Harry B. Kellman served as rabbi of Beth El from 1947 until 1969. He was succeeded by Rabbi Harold Kahn.

Beth El relocated in 1968 to 2901 W Chapel Avenue in suburban Cherry Hill. The congregation had grown to 625 member families, most of whom had migrated east from Camden to Cherry Hill. Beth El raised more than $1.1 million and retained Harold A. Wagoner and Associates as architects. The new building's sanctuary sat 1,000, which could be expanded to seat 3,000 for high holidays and rose to 75-feet high above street level. Classrooms were built for the religious school which numbered 600 students as well as a chapel seating 90 for weekday services. The auditorium could accommodate up to 600 guests for events. The final building cost would exceed $2 million. William Zorach's sculpture "Memorial to 6,000,000 Jews" (1949) was relocated to the new building.

Congregation Beth El's Rabbi Harry Kellman recruited Rabbi Isaac Furman to run Congregation Beth El's religious school in 1958. During his first year at Beth El, Rabbi Furman started the Beth El Academy Jewish Day School, motivated by the need for a Jewish day school for his own children. The school moved with Beth El to Cherry Hill in 1968 and was renamed the Harry B. Kellman Academy when Rabbi Kellman retired in 1969. The school became independent of Congregation Beth El in 2001. Ahead of Beth El's move to its current location, Kellman Academy moved to it own campus in Voorhees in 2008.

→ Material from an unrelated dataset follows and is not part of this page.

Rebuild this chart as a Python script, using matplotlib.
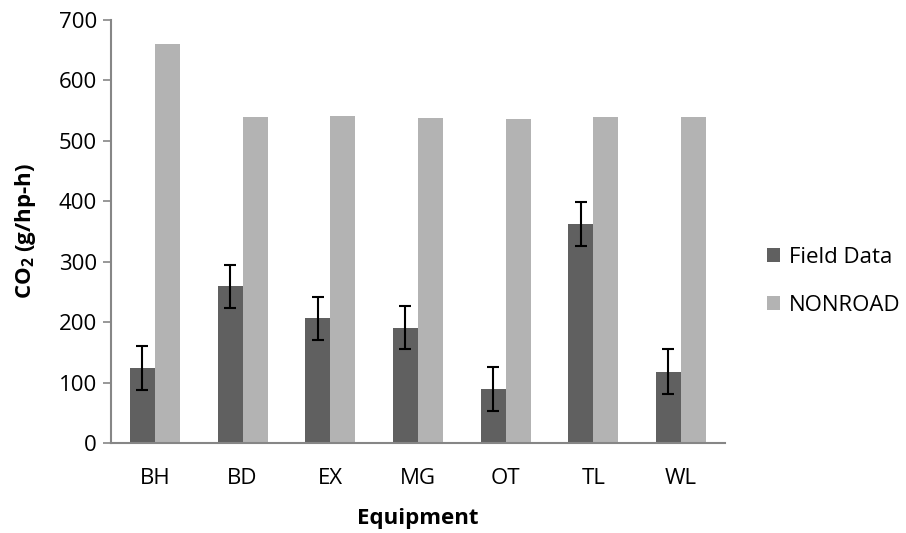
import matplotlib
matplotlib.use("Agg")
import matplotlib.pyplot as plt
import numpy as np

categories = ["BH", "BD", "EX", "MG", "OT", "TL", "WL"]
field_data = [124, 259, 206, 191, 89, 362, 118]
field_err = [36, 36, 36, 36, 36, 36, 37]
nonroad = [661, 539, 541, 538, 536, 539, 539]

plt.rcParams["font.family"] = ["Open Sans", "DejaVu Sans"]
plt.rcParams["mathtext.fontset"] = "custom"
plt.rcParams["mathtext.rm"] = "Open Sans"
plt.rcParams["mathtext.bf"] = "Open Sans:bold"

fig = plt.figure(figsize=(9.06, 5.33), dpi=100)
ax = fig.add_axes([0.1225, 0.169, 0.6775, 0.7935])

x = np.arange(len(categories))
w = 0.285
ax.bar(x - w / 2, field_data, w, color="#606060", label="Field Data",
       yerr=field_err, error_kw=dict(ecolor="black", elinewidth=1.5, capsize=4.3, capthick=1.5))
ax.bar(x + w / 2, nonroad, w, color="#b3b3b3", label="NONROAD")

ax.set_xlim(-0.5, len(categories) - 0.5)
ax.set_ylim(0, 700)
ax.set_yticks(range(0, 701, 100))
ax.set_xticks(x)
ax.set_xticklabels(categories)
ax.tick_params(axis="both", labelsize=16, colors="#868686", labelcolor="black")
ax.tick_params(axis="x", length=0, pad=18)
ax.tick_params(axis="y", length=6, width=1.2, pad=4)

for s in ["top", "right"]:
    ax.spines[s].set_visible(False)
for s in ["left", "bottom"]:
    ax.spines[s].set_color("#868686")
    ax.spines[s].set_linewidth(1.5)

ax.set_ylabel(r"CO$_\mathbf{2}$ (g/hp-h)", fontsize=16, fontweight="bold", labelpad=15)
ax.set_xlabel("Equipment", fontsize=16, fontweight="bold", labelpad=14)

ax.legend(loc="center left", bbox_to_anchor=(0.834, 0.472), bbox_transform=fig.transFigure,
          frameon=False, fontsize=16, handlelength=0.6, handleheight=0.6,
          handletextpad=0.4, labelspacing=1.2, borderpad=0)

fig.savefig("out.png", dpi=100)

For years a more traditional synagogue affiliated with Conservative Judaism, Beth El elected to conduct egalitarian services and include women's participation in 1996.

In 2009, Beth El sold its Chapel Avenue property to a 2,500-member Christian congregation based in Philadelphia. On April 5, 2009, members of Beth El walked 6½ miles transporting 10 Torahs to the new synagogue in neighboring Voorhees, within the Main Street Complex. With the sale of the Chapel Avenue property, assessed at $9.9 million, the Voorhees campus consists of a 1,200-seat sanctuary, 500-person social hall, coffee bar and administrative offices. The remainder was raised through congregant donations.

==Congregation Beth El Today==
The Beth El synagogue includes the Early Childcare Center preschool as well as a Religious school for elementary school age children, and hosts several groups, including Sisterhood, Men's Club, Young Families, Habonim (Empty Nesters), Youth Department (Youth groups), Kavod (LGBTQ Adults and Allies), Achim Sheli: My Brothers and Sisters (celebrating ethnic and cultural diversity), and Chevra: Creating Connections for Adults. The synagogue provides religious education for youth and adults.

As of 2026, the synagogue's rabbis are Senior Rabbi David Englander, and Associate Rabbi Sam Hollander who joined the synagogue in 2025. Rabbi Aaron Krupnick first came to Beth El as Associate Rabbi in 1994, was named senior rabbi in 2000, and has served the congregation as Rabbi Emeritus in 2022.

Cantor Alisa Pomerantz-Boro came to Beth El in 2004 and served as the synagogue's Hazzan from 2004 until she stepped down in 2026. After an exhaustive search, Beth El hired Cantor Zahava Fried who began her work with the congregation in July 2026.

The synagogue's Voorhees building sanctuary seats 1,200, and its social hall accommodates 450 tabled guests.